Performance Monitoring Dashboard

{
    "dashboard": {
        "name": "Production-Overview",
        "metrics": [
            {
                "name": "CPU_Usage",
                "period": "60",
                "statistics": ["Average", "Maximum"],
                "unit": "Percent",
                "dimensions": ["instanceId"]
            },
            {
                "name": "Memory_Usage",
                "period": "60",
                "statistics": ["Average", "Maximum"],
                "unit": "Percent",
                "dimensions": ["instanceId"]
            },
            {
                "name": "Network_In",
                "period": "60",
                "statistics": ["Sum"],
                "unit": "Bytes",
                "dimensions": ["instanceId"]
            }
        ]
    }
}

Conclusion

Alibaba Cloud's architecture demonstrates enterprise-grade capabilities with specific performance metrics and implementation details that make it suitable for large-scale deployments.
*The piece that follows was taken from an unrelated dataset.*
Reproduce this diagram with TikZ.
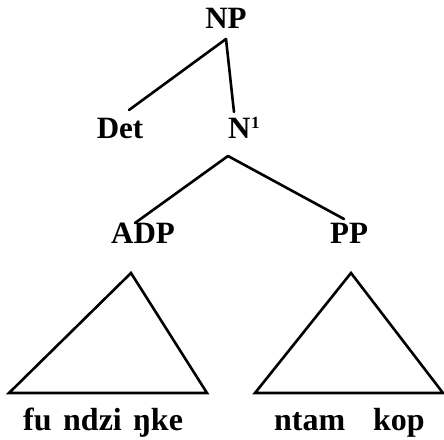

The platform's ability to handle massive workloads while maintaining high availability and security makes it a robust choice for organizations requiring scalable cloud infrastructure.

Disclaimer: The views expressed herein are for reference only and don't necessarily represent the official views of Alibaba Cloud.